In both health and education, Stretton argues that the Howard government favoured private over public provision, and allowed the latter to decline. The Rudd/Gillard government has made a start on these issues. There are some moves to fix the buck-passing between Federal and State governments, and the private health insurance rebate has been cut for some rich families. Stretton would have abolished it altogether, and spent the money on the public health system. He would also likely approve the Gonksi proposals to fund the public education system properly.
More surprising to me, he is also highly critical of current superannuation provision; he quotes another historian’s conclusion that ‘the privatisers of superannuation have presided over the creation of a league of parasites on a scale not seen since the close of the eighteenth century.’ Transparency, which is the best we are offered in relation to fees and charges, is not enough; he argues there should be a public superannuation scheme alongside the private ones to add some genuine competition. I find this chapter technical and difficult, but his general drift is clear.

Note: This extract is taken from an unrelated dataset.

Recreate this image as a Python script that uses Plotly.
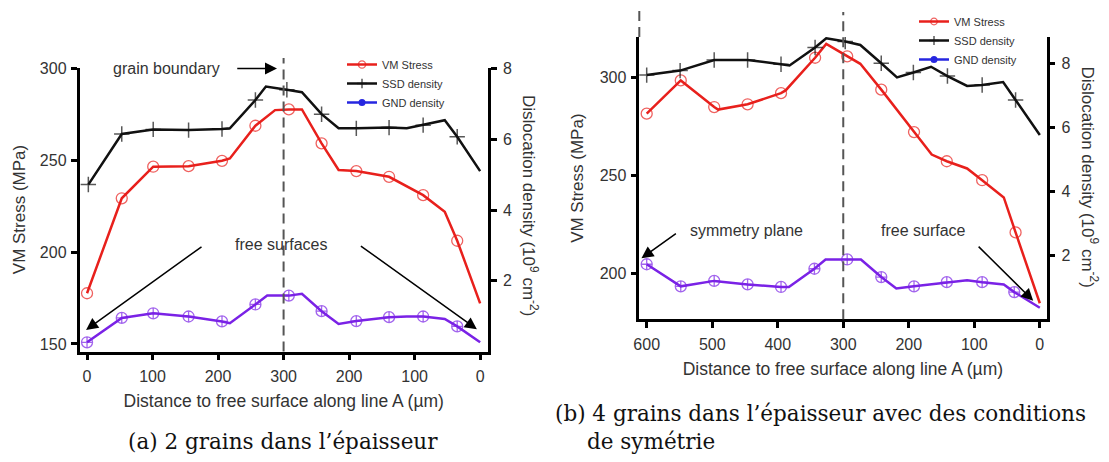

On the environment, he says: ‘The neoliberal change of direction to greater business freedom, less public production, less government and steeper inequality could have been designed specifically to disable our environmental management.’ He outlines a ‘green program’ which is perhaps now somewhat out-dated, but more important is his warning of the further damage to equality that climate change and greedy consumption of resources could bring.
I also find Stretton’s chapter on managing money difficult, and guess that he might well revise the details post the Global Financial Crisis – which can only have confirmed his general critique; ‘the real fruit,’ he says, ‘of 25 years of well-intended blundering should be to discredit the economic theories on which the mistaken expectations were based.’
He has had a stab at costing his program, and suggests ways of finding the money. And here, you have to decide on whether he is unreasonably optimistic, or whether, as he argues, Australians really might support a program that offered better services and a more equal society, even if it meant higher taxes and forgoing some luxury consumption. It would take ‘guts and ingenuity’ to try, and of course leadership – which has so far been leading us pretty much in the wrong direction.
I do not know of any other book that not only offers a reasoned critique of the impact of neoliberal economic policies in Australia in the last thirty years, but also offers an alternative set that could just work. If only there was someone who would try them.